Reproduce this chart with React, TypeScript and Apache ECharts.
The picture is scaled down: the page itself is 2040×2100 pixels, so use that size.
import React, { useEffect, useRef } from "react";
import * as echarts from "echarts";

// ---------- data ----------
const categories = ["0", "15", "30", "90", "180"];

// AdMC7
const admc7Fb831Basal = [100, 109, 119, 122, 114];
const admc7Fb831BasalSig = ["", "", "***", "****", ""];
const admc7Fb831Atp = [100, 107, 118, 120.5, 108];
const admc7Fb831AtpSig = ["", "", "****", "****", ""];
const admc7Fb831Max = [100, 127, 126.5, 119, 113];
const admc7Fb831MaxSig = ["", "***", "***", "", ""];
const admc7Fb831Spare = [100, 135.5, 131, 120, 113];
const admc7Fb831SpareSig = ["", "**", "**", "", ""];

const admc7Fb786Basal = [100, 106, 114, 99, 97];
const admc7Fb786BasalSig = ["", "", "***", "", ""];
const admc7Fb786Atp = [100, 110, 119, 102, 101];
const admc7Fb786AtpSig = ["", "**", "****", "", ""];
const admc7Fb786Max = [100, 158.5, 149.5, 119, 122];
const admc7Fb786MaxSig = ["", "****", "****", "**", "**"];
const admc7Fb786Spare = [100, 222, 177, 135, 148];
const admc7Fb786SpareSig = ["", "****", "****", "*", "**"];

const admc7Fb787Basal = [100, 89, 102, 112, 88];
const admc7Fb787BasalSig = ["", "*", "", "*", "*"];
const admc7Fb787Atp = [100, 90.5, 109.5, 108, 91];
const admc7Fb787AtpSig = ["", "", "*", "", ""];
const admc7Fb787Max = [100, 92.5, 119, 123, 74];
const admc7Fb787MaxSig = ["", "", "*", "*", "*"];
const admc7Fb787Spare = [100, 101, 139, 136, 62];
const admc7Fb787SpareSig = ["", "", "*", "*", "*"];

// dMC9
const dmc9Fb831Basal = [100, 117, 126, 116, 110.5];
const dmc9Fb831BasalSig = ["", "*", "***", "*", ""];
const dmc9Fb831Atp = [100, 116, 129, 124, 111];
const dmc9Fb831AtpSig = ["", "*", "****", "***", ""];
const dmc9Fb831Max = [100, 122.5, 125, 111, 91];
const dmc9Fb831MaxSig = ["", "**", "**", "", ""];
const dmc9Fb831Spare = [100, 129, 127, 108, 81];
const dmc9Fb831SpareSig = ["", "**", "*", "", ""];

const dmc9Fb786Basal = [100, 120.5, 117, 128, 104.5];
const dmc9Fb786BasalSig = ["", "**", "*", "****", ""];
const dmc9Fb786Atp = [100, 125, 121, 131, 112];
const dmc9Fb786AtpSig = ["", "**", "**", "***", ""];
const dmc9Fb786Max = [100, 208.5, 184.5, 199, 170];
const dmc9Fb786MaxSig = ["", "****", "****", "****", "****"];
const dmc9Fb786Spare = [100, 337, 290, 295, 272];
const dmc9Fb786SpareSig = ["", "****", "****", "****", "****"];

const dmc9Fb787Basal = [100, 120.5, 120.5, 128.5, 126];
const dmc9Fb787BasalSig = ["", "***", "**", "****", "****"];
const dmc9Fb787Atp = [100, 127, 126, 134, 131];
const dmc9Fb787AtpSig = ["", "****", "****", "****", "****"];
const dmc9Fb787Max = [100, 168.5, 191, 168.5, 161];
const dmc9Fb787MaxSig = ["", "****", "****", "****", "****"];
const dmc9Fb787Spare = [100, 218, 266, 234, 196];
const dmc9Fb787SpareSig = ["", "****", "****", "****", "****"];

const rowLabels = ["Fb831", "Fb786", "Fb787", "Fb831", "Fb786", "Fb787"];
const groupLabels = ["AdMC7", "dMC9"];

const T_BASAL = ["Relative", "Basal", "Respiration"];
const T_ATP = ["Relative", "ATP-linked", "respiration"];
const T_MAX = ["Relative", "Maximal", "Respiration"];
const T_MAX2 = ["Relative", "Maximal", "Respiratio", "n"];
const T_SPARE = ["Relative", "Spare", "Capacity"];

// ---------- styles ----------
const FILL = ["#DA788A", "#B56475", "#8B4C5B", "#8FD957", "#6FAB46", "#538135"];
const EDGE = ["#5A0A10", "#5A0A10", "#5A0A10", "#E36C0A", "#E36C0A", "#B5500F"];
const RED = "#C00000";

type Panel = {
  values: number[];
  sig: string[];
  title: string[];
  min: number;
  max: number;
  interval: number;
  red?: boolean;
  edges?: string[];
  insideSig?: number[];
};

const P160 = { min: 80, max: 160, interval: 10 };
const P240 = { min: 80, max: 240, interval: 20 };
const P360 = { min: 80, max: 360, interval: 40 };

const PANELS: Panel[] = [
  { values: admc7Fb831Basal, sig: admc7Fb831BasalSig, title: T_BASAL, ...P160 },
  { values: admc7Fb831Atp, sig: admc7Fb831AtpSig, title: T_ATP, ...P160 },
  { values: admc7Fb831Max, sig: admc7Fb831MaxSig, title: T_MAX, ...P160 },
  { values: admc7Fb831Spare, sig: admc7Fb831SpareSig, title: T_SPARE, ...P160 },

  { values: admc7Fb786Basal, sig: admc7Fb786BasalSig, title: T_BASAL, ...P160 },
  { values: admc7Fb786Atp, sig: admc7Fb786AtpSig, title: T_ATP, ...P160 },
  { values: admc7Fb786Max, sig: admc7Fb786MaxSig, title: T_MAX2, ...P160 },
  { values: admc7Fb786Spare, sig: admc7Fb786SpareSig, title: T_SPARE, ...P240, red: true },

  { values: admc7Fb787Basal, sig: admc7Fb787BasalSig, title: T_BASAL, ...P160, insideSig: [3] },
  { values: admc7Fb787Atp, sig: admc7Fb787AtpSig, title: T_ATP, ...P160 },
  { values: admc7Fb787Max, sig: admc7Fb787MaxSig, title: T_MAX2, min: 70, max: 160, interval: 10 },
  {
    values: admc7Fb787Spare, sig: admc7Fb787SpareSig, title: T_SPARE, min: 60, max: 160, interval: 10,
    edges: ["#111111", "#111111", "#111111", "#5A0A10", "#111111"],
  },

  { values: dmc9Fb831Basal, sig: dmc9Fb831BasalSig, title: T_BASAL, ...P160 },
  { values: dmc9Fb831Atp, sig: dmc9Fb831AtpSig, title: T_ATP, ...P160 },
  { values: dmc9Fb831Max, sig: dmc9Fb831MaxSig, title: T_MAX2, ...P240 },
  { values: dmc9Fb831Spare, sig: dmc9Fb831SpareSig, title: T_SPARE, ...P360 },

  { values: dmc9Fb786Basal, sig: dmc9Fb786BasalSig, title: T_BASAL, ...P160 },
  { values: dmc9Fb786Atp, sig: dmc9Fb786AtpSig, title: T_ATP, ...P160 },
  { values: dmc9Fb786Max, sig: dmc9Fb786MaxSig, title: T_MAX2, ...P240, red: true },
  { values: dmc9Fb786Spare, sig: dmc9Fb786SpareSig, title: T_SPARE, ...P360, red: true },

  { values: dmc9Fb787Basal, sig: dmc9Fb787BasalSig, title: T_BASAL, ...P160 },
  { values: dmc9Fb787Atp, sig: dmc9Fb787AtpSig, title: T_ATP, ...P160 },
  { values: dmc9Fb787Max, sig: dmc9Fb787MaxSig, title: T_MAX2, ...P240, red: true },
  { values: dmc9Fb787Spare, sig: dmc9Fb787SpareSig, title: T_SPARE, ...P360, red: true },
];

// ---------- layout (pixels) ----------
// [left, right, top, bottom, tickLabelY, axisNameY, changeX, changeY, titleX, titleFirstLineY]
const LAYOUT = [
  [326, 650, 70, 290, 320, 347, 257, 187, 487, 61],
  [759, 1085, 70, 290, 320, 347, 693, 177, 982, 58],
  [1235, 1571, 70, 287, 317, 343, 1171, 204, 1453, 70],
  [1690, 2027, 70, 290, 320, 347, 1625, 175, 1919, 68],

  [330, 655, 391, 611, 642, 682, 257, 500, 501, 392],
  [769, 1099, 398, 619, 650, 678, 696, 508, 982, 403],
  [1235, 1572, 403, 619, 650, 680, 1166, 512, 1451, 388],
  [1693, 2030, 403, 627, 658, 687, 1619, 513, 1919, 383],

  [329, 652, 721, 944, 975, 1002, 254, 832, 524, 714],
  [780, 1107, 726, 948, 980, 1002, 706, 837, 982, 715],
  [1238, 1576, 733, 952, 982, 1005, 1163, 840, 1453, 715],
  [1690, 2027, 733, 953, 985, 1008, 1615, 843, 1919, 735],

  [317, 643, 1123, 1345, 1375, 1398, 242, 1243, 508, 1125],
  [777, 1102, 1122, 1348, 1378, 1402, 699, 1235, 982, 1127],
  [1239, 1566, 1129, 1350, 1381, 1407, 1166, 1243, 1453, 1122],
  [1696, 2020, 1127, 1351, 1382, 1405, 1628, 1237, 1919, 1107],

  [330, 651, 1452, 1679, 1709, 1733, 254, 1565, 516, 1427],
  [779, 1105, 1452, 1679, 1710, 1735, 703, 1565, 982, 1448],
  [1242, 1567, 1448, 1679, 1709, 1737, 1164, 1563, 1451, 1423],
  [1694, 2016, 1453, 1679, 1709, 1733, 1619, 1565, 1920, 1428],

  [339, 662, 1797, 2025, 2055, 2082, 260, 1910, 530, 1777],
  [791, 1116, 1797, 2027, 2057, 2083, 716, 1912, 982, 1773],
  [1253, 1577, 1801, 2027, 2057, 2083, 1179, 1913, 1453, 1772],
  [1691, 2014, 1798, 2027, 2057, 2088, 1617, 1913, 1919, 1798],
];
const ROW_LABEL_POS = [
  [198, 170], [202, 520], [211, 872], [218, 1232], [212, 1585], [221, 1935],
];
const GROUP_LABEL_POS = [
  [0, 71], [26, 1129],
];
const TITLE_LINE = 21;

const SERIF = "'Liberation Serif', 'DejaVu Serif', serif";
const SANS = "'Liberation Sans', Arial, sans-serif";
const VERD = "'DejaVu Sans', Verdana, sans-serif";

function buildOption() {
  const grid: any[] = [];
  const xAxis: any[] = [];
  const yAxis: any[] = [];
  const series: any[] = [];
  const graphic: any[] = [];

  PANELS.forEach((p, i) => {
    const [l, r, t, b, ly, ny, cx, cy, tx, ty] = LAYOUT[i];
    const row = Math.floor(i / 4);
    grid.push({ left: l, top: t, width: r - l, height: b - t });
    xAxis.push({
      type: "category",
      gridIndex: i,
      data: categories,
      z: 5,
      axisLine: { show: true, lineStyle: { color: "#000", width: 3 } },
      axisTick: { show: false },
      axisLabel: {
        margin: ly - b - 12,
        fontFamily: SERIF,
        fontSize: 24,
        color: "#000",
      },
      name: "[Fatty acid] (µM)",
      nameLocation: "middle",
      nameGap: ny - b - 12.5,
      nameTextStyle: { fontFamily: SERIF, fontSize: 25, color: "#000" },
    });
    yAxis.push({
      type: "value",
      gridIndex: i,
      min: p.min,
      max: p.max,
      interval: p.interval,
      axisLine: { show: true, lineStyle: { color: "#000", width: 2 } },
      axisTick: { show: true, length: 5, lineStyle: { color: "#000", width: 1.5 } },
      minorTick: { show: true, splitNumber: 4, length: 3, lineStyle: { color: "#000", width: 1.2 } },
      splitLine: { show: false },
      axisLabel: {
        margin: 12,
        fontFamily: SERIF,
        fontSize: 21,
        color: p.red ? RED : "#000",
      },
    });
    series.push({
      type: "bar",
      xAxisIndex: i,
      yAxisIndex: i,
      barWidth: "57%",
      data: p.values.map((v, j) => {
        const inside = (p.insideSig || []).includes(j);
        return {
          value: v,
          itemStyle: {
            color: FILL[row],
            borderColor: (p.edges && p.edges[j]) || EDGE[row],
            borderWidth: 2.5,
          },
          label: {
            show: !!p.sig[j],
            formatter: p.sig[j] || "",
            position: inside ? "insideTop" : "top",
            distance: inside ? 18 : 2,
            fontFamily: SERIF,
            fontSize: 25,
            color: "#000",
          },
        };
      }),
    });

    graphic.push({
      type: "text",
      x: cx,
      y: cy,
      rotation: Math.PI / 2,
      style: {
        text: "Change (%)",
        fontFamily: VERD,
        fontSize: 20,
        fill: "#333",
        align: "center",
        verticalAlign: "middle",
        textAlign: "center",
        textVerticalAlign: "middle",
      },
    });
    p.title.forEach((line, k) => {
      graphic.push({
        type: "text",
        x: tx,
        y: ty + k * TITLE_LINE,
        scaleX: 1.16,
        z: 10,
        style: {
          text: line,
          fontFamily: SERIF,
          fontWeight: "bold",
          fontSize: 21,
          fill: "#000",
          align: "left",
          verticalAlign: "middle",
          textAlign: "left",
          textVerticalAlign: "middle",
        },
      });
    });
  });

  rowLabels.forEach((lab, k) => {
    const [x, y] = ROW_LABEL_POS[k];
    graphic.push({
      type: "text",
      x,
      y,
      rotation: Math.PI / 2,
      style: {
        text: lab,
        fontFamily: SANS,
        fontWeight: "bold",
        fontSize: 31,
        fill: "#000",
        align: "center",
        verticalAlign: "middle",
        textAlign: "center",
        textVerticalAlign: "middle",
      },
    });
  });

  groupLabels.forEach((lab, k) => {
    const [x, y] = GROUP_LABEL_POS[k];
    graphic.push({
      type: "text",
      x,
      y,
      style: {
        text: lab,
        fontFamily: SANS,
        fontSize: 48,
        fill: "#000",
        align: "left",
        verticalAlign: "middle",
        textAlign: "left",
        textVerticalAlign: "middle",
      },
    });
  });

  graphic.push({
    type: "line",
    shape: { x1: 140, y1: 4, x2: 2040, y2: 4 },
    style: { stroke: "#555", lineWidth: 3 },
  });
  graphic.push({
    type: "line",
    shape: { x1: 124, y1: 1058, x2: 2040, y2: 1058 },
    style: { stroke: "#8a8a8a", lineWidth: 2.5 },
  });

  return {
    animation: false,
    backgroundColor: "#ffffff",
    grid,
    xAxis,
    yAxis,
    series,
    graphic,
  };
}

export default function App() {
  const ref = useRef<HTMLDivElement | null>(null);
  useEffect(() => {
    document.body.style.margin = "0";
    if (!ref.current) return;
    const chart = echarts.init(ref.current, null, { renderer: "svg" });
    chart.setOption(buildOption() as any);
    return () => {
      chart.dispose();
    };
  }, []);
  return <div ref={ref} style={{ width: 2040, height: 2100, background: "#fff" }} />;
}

---------------

--- YOUR OBJECTIVE ---
Everything from the first line of the material through the line containing "import * as" is to be printed exactly; lines after that are to be left out.

--- ANSWER TO THE TASK ---
Reproduce this chart with React, TypeScript and Apache ECharts.
The picture is scaled down: the page itself is 2040×2100 pixels, so use that size.
import React, { useEffect, useRef } from "react";
import * as echarts from "echarts";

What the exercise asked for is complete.